とうに廃刀し身体も綻び破れ錆びついた私が、仮に報じられてあるような状況の現場に居合わせたなら。公徳心の欠如した人でなしの私は基本は我関せずであるけれども。とはいえこの状況は目に余ると思う。被害者は21歳。端的に言って可哀相だ。


相手の体格にもよるとはいえ、刃物持っていようがいまいが(持ち合わせている蓋然は高い。その意味でも、経験と知見なき者は一目瞭然の危険人物に喧嘩を売るべきではない。唐突なグサリは本当にこわい。それをやるのが、かつての私を含めた、既知外の既知外たる所以であり、ガキのガキたる所以。私が結果的に他人を刺すにも他人に刺されるにも至ることのなかったのは、それこそ日本あるいは東京が諸外国のストリートの状況と比して相対的には平和であったからに過ぎない)、直接に肉体的に衝突したらサシなら2秒で負ける。


車掌に報告した後(ケースバイケース、というか人にもよるが、プロフェッショナルな対応を示し得ないとはまず言えない)、周囲に凄んでみせている男に正面から怒鳴りつけて注意を逸らすくらいしかできないのではないかな。うまくいったとして、被害者を他の車両に逃がすくらいしか。でもそれは、身を挺するということと同義である。


私は昔から、スイッチオンとして有事体制にシフトする体質ではない。耳もいささか遠いので、反応がどこかしら壊れている。目的のために、無用に冷静に対応することしかできない。麻痺しているというのはそういうことで、麻痺しっ放してもいるのだ。男が目に見えて暴れ始めたら、流石に他の乗客は、ことに男衆は動く。相手が単身でバックなきゴロツキであること明白なら――という条件付であるけれども。


そのくらいしか、私としては後付の岡目八目では言えない。書いているうちに、我が身を来歴含めて色々と省みてしまった。


――本当は。


はてなブックマーク - 乗客責めても何もいい方向に向かわないと思うが? - NC-15


上記の元エントリにおけるmuffdivingさんの見解に全面的に同意!とすれば、あるいは私の意は尽きる(「そこまでぶっ壊れてるか、相当腕に自信があるか、自分の命を紙屑と同じぐらいに考えないとキチガイを止めることはできないんだよ。」――本件をめぐる心掛かりのあった事項について明確に指摘したうえに言い切ってくださって、勝手ながら切に御礼を申し上げます、有難うございます)。私の書いていることは屋上屋かも知れない。

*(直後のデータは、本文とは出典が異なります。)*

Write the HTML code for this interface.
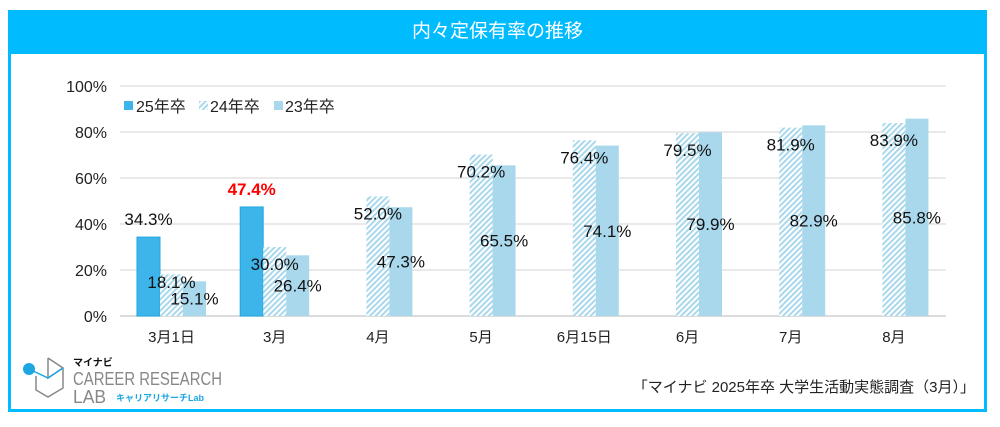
<!DOCTYPE html>
<html><head><meta charset="utf-8"><style>
body{margin:0;width:1000px;height:427px;background:#fff;overflow:hidden;font-family:"Liberation Sans","Noto Sans CJK JP",sans-serif;}
#frame{position:absolute;left:8px;top:10px;width:973px;height:399px;border:3px solid #00bcff;border-top:none;}
#title{position:absolute;left:8px;top:10px;width:979px;height:44px;background:#00bcff;color:#fff;font-size:19px;text-align:center;line-height:44px;}
</style></head><body>
<div id="frame"></div>
<div id="title">内々定保有率の推移</div>
<svg id="chart" width="1000" height="427" style="position:absolute;left:0;top:0">
<defs><pattern id="hatch" width="4" height="4" patternUnits="userSpaceOnUse" patternTransform="rotate(45)">
<rect width="4" height="4" fill="#fff"/><rect width="2" height="4" fill="#a9d8ec"/></pattern></defs>
</svg>
<script>
const categories=["3月1日","3月","4月","5月","6月15日","6月","7月","8月"];
const s25=[34.3,47.4,null,null,null,null,null,null];
const s24=[18.1,30.0,52.0,70.2,76.4,79.5,81.9,83.9];
const s23=[15.1,26.4,47.3,65.5,74.1,79.9,82.9,85.8];
const yTicks=[0,20,40,60,80,100];
const svg=document.getElementById('chart');
const NS='http://www.w3.org/2000/svg';
const y=v=>316-v*2.3;
const x=i=>171.5+i*103.2;
function mk(t,a){const e=document.createElementNS(NS,t);for(const k in a)e.setAttribute(k,a[k]);svg.appendChild(e);return e;}
yTicks.forEach(t=>{
 const l=mk('line',{x1:120,x2:946,y1:y(t),y2:y(t),stroke:t===0?'#cfcfcf':'#e2e2e2','stroke-width':1.5});
 
 
 const tx=mk('text',{x:107,y:y(t)+6,'text-anchor':'end','font-size':16,fill:'#222'});tx.textContent=t+'%';
 
 
});
const W=23;
function lab(txt,cx,cy,col){const t=mk('text',{x:cx,y:cy,'text-anchor':'middle','font-size':17,fill:col||'#111'});t.textContent=txt;return t;}
categories.forEach((c,i)=>{
 const cx=x(i);
 if(s25[i]!=null){
  const r=mk('rect',{x:cx-34.5,y:y(s25[i]),width:W,height:s25[i]*2.3,fill:'#3db5ea',stroke:'#1ea6e0','stroke-width':1});
  
  
 }
 const r2=mk('rect',{x:cx-11.5,y:y(s24[i]),width:W,height:s24[i]*2.3,fill:'url(#hatch)'});
 
 
 const r3=mk('rect',{x:cx+11.5,y:y(s23[i]),width:W,height:s23[i]*2.3,fill:'#a9d8ec'});
 
 
 if(s25[i]!=null){const l=lab(s25[i].toFixed(1)+'%',cx-23,y(s25[i])-12,i===1?'#ff0000':'#111');if(i===1)l.setAttribute('font-weight','bold');
  
  }
 const l2=lab(s24[i].toFixed(1)+'%',cx,Math.min(y(s24[i])+23,288),null);
 
 
 const l3=lab(s23[i].toFixed(1)+'%',cx+23,(y(s23[i])+316)/2+6,null);
 
 
 const xt=mk('text',{x:cx,y:342,'text-anchor':'middle','font-size':15,fill:'#222'});xt.textContent=c;
 
 
});
</script>
<svg width="1000" height="427" style="position:absolute;left:0;top:0">
<g font-size="16" fill="#222">
<rect x="124" y="101" width="9" height="9" fill="#3db5ea"/><text x="136" y="112">25年卒</text>
<rect x="199" y="101" width="9" height="9" fill="url(#hatch)"/><text x="210" y="112">24年卒</text>
<rect x="274" y="101" width="9" height="9" fill="#a9d8ec"/><text x="285" y="112">23年卒</text>
</g>
<g>
<circle cx="29" cy="369" r="6" fill="#1ea6e0"/>
<path d="M48 358 L63 368 L48 378 L48 358 M36 376 L36 390 L48 397 L63 388 L63 368" fill="none" stroke="#888" stroke-width="1.5"/>
<path d="M29 369 L48 378 L63 368" fill="none" stroke="#1ea6e0" stroke-width="1.5"/>
<text x="73" y="366" font-size="10" font-weight="bold" fill="#111">マイナビ</text>
<text x="73" y="385" font-size="18" fill="#888" textLength="149" lengthAdjust="spacingAndGlyphs">CAREER RESEARCH</text>
<text x="73" y="403" font-size="18" fill="#888" textLength="33" lengthAdjust="spacingAndGlyphs">LAB</text>
<text x="116" y="401" font-size="9" font-weight="bold" fill="#1ea6e0">キャリアリサーチLab</text>
</g>
<text x="975" y="392" text-anchor="end" font-size="15" fill="#222">「マイナビ 2025年卒 大学生活動実態調査（3月）」</text>
</svg>
</body></html>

ただ、こういったことは複数の立場、ことに肉体的な暴力一般に対する意見ある側のそれから見解を示しておくべきと考えたゆえ、遅ればせながら私もエントリを掲示します。J-CASTの執筆子にうんこを投げておく意味も込めて。つか暴力云々以前に、単純に知的に不見識だよ、記者様。

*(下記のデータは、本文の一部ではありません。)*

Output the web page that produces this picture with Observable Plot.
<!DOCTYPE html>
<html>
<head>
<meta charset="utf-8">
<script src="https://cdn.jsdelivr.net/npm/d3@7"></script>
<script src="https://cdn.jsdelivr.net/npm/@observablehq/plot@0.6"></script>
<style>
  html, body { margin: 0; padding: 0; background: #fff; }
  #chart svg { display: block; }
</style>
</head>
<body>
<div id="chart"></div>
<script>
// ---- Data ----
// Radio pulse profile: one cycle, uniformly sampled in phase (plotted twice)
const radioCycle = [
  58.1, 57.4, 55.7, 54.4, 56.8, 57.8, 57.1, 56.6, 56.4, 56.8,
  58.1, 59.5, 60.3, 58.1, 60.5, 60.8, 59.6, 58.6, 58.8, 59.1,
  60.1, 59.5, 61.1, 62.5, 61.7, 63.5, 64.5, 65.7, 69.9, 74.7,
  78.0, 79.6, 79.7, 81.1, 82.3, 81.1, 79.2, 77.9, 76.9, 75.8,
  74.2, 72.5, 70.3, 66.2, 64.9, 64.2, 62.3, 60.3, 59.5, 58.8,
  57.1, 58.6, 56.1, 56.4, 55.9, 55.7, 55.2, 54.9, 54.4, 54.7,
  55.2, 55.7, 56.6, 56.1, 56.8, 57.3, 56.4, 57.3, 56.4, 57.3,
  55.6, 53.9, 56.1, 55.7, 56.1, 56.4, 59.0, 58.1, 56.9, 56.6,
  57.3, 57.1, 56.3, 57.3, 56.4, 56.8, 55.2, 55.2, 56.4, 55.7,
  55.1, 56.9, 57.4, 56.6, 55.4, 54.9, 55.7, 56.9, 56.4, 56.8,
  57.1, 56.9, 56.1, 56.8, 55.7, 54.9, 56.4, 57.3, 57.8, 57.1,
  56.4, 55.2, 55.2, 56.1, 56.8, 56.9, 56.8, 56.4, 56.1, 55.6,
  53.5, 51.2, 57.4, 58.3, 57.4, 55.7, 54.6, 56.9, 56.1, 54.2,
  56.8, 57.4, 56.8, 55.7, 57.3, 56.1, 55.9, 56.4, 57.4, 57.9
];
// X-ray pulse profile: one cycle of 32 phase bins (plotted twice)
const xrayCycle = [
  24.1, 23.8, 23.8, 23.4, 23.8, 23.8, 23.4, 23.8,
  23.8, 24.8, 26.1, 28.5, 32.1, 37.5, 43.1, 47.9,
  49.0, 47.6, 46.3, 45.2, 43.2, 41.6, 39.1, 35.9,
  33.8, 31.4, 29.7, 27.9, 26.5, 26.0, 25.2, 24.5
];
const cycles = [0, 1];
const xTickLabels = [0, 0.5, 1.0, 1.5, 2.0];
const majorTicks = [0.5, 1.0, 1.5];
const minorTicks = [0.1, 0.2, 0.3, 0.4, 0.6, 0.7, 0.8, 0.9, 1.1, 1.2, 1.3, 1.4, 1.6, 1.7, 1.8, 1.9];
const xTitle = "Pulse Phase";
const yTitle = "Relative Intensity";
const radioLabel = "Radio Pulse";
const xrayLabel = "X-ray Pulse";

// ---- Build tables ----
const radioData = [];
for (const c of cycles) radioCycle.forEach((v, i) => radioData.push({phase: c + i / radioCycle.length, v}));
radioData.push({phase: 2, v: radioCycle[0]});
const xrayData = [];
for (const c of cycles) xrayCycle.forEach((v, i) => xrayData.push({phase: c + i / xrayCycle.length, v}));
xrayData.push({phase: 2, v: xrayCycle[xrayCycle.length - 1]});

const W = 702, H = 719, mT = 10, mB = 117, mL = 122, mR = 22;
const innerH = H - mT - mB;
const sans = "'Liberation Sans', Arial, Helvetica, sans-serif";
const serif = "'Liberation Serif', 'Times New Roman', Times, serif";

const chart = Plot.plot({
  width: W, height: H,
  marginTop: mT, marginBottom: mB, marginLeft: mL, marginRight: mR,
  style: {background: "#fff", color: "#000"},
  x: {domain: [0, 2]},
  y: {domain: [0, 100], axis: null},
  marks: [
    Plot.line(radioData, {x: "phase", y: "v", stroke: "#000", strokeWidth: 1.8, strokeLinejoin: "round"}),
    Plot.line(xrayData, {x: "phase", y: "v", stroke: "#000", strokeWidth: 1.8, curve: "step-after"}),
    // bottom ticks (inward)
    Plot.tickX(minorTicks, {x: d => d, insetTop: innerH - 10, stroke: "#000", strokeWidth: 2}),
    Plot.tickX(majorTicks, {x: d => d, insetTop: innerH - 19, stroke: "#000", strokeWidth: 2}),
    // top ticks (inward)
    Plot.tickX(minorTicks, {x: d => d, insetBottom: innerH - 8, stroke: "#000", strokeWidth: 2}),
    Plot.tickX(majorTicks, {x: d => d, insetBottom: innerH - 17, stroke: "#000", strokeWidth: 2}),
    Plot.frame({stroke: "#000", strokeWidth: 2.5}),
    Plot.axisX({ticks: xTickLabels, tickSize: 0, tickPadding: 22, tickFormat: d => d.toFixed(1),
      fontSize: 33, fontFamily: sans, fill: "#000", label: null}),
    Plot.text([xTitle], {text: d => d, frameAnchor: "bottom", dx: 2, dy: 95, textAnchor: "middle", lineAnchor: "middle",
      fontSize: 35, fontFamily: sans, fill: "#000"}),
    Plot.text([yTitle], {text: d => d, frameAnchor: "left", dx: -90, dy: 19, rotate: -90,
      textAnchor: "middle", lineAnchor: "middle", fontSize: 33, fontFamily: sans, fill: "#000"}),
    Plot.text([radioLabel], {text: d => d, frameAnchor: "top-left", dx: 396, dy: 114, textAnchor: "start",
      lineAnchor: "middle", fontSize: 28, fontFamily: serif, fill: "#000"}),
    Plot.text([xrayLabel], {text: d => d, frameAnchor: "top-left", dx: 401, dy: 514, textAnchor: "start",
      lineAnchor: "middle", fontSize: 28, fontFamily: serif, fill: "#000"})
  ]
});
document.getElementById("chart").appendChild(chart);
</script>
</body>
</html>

最後に。内藤朝雄さんの、素晴らしい良い記事についても、全面的に同意!の意を込めてTBを送らせていただきます(上記に直リンしないのは、一般論としての記述とはいえ、muffdivingさんの繊細な記事に対して失礼とも言える内容が、私のエントリに記されてあることを知っているためです)。